One way is to use the conventional computer techniques to create the depth perception algorithm. Despite their

impressive accuracy of the depth perception, most of the frameworks fails to adapt and learn to various environment. So, to solve the problem, some studies proposed the framework with learning algorithms which generally solve the learning issue. However, the studies fail to create a link between action and perception which is important for creating a developmental learning framework.

In this thesis, we describe the works that relate to the research and how we solve the problem with the proposed frameworks such as generating smooth pursuit eye movement when the robot moves in a lateral direction, estimating the distance between the robot and the fixating object with motion parallax, extending the presented visual learning framework to accurately and autonomously represent the various ranges of absolute distance by using the pursuit eye movements from multiple lateral body movements, integrating motion parallax and stereo vision cue within one framework.

Finally, we show that the proposed models, which are implemented in the HOAP3 humanoid robot simulator, can successfully solve the problem that is raised toward achieving the main goal.

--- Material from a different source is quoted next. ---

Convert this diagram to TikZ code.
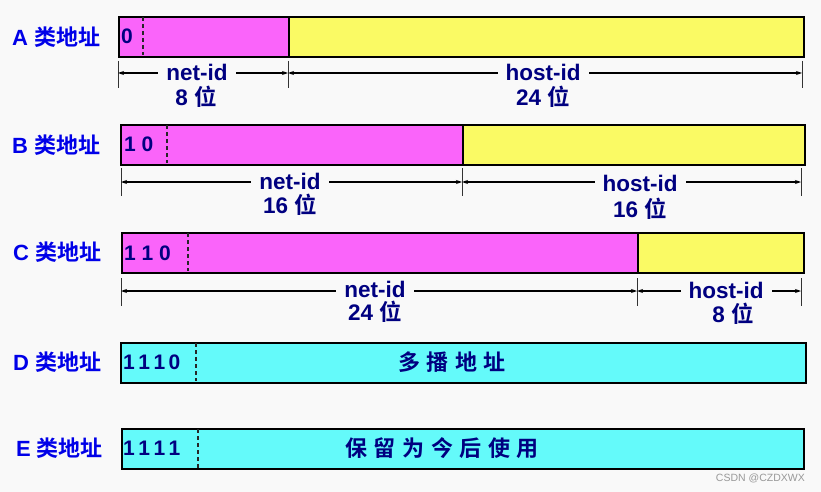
\documentclass[tikz,border=0pt]{standalone}
\usepackage{fontspec}
\setmainfont{Liberation Sans}
\newfontfamily\cjk{Noto Sans CJK SC}[BoldFont={Noto Sans CJK SC Bold}]
\usetikzlibrary{arrows.meta}
\definecolor{bg}{RGB}{249,249,249}
\definecolor{mag}{RGB}{250,100,250}
\definecolor{yel}{RGB}{250,250,100}
\definecolor{cya}{RGB}{100,250,250}
\definecolor{navy}{RGB}{0,0,128}
\definecolor{lblue}{RGB}{0,0,232}
\newcommand{\zh}[1]{{\cjk\bfseries #1}}
\begin{document}
\begin{tikzpicture}[x=1pt,y=-1pt,
  field/.style={draw=black, line width=1.8pt, minimum height=40pt, inner sep=0pt, anchor=north west},
  sepline/.style={draw=black!85, line width=1.2pt, dash pattern=on 4pt off 3pt},
  tickline/.style={draw=black!80, line width=0.8pt},
  dimline/.style={draw=black, line width=1.3pt, {Stealth[length=6pt,width=4pt]}-{Stealth[length=6pt,width=4pt]}},
  bits/.style={anchor=west, text=navy, font=\fontsize{21}{25}\selectfont\bfseries, inner sep=0pt},
  classlbl/.style={anchor=west, text=lblue, font=\fontsize{22}{26}\selectfont\bfseries, inner sep=0pt},
  dimlbl/.style={text=navy, font=\fontsize{22.5}{26}\selectfont\bfseries, fill=bg, inner xsep=8pt, inner ysep=1pt},
  sizelbl/.style={text=navy, font=\fontsize{22.5}{26}\selectfont\bfseries, inner sep=0pt},
  inlbl/.style={text=navy, font=\fontsize{22}{26}\selectfont\bfseries, inner sep=0pt}
]
\fill[bg] (0,0) rectangle (821,492);
\useasboundingbox (0,0) rectangle (821,492);

% ---------- A ----------
\node[classlbl] (la) at (12,37) {A \zh{类地址}};
\node[field, fill=mag, minimum width=170pt] (anet) at (118,16) {};
\node[field, fill=yel, minimum width=515pt] (ahost) at (288,16) {};
\draw[sepline] (143,17) -- (143,55);
\node[bits] (abits) at (121,36) {0};
\draw[tickline] (118,61) -- (118,88);
\draw[tickline] (288,61) -- (288,88);
\draw[tickline] (802,61) -- (802,88);
\coordinate (a0) at (118,73);
\coordinate (a1) at (288,73);
\coordinate (a2) at (802,73);
\draw[dimline] (a0) -- (a1);
\draw[dimline] (a1) -- (a2);
\node[dimlbl] (anetid) at (197,72) {net-id};
\node[sizelbl] (anets) at (196,97) {8 \zh{位}};
\node[dimlbl] (ahostid) at (543,72) {host-id};
\node[sizelbl] (ahosts) at (543,97) {24 \zh{位}};

% ---------- B ----------
\node[classlbl] (lb) at (12,145) {B \zh{类地址}};
\node[field, fill=mag, minimum width=342pt] (bnet) at (120,124) {};
\node[field, fill=yel, minimum width=342pt] (bhost) at (462,124) {};
\draw[sepline] (167,125) -- (167,163);
\node[bits] (bbits) at (124,144) {1 0};
\draw[tickline] (121,168) -- (121,196);
\draw[tickline] (462,168) -- (462,196);
\draw[tickline] (801,168) -- (801,196);
\coordinate (b0) at (121,182);
\coordinate (b1) at (462,182);
\coordinate (b2) at (801,182);
\draw[dimline] (b0) -- (b1);
\draw[dimline] (b1) -- (b2);
\node[dimlbl] (bnetid) at (290,181) {net-id};
\node[sizelbl] (bnets) at (290,205) {16 \zh{位}};
\node[dimlbl] (bhostid) at (640,183) {host-id};
\node[sizelbl] (bhosts) at (640,209) {16 \zh{位}};

% ---------- C ----------
\node[classlbl] (lc) at (13,252) {C \zh{类地址}};
\node[field, fill=mag, minimum width=516pt] (cnet) at (121,232) {};
\node[field, fill=yel, minimum width=166pt] (chost) at (637,232) {};
\draw[sepline] (188,233) -- (188,271);
\node[bits] (cbits) at (124,253) {1 1 0};
\draw[tickline] (121,278) -- (121,306);
\draw[tickline] (637,278) -- (637,306);
\draw[tickline] (801,278) -- (801,306);
\coordinate (c0) at (121,291);
\coordinate (c1) at (637,291);
\coordinate (c2) at (801,291);
\draw[dimline] (c0) -- (c1);
\draw[dimline] (c1) -- (c2);
\node[dimlbl] (cnetid) at (375,289) {net-id};
\node[sizelbl] (cnets) at (375,312) {24 \zh{位}};
\node[dimlbl] (chostid) at (726,290) {host-id};
\node[sizelbl] (chosts) at (733,314) {8 \zh{位}};

% ---------- D ----------
\node[classlbl] (ld) at (13,362) {D \zh{类地址}};
\node[field, fill=cya, minimum width=685pt] (dbar) at (120,342) {};
\draw[sepline] (196,343) -- (196,381);
\node[bits] (dbits) at (123,362) {1\,1\,1\,0};
\node[inlbl] (dtext) at (452,362) {\zh{多\hspace{0.3em}播\hspace{0.3em}地\hspace{0.3em}址}};

% ---------- E ----------
\node[classlbl] (le) at (16,448) {E \zh{类地址}};
\node[field, fill=cya, minimum width=682pt] (ebar) at (121,428) {};
\draw[sepline] (198,429) -- (198,468);
\node[bits] (ebits) at (123,448) {1\,1\,1\,1};
\node[inlbl] (etext) at (442,448) {\zh{保\hspace{0.3em}留\hspace{0.3em}为\hspace{0.3em}今\hspace{0.3em}后\hspace{0.3em}使\hspace{0.3em}用}};

% watermark
\node[anchor=east, text=black!40, font=\fontsize{10.5}{12}\selectfont, inner sep=0pt] (wm) at (805,478) {CSDN @CZDXWX};
\end{tikzpicture}
\end{document}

Keywords: Active Depth Perception, Cognitive Developmental Robot, Autonomous Learning, Motion Parallax, Self-Calibration, Active Efficient Coding, Integrated Cue, Distance Estimation, Developmental Vision, Eye pursuit, Sensory-motor Coordination

論文審査の結果の要旨

This dissertation addresses the problem of brain-inspired visual learning framework that endows autonomous robots with human-like capabilities of integrating multiple visual cues for active depth perception. The author’s main contribution is two-fold: First, he proposed a developmental learning framework that can adapt to various environments linking body movement and visual perception; second, he implemented the integration of motion parallax and stereo vision cues within a single framework, paving the way toward a better understanding of human cognitive information processing. The effectiveness of the proposed approach was verified through extensive numerical simulations and experimental validation with a real system. Overall, this research opens doors to impactful change in the perceptual information processing architecture for autonomous robots.

Specifically, the author proposed a visual learning framework to accurately and autonomously represent the various ranges of absolute distance using smooth pursuit eye movements from multiple lateral body movements. The proposed self-trainable depth perception model has been published in the Elsevier’s Robotics and Autonomous Systems Journal, one of the prestigious journals in the field of robotics. In contrast to most of existing depth perception approaches that rely on stereo parameters and

manual calibration, this work is considered the very first attempt to learning sensorimotor mapping from experience, without any a priori information. Furthermore, the author proposed a method that selects the amount of necessary lateral movement to achieve the target depth distinguishability with the minimal time of movement. This allows robots to learn their optimal movement to distinguish between the perceived distance of two objects, which is one of the most important decisions for autonomous mobile robot navigation. The proposed framework can be used in a wide variety of real-world applications utilizing the interaction of robot action and perception.

This is an excellent dissertation and we approve awarding a doctoral degree to PRUCKSAKORN, Tanapol.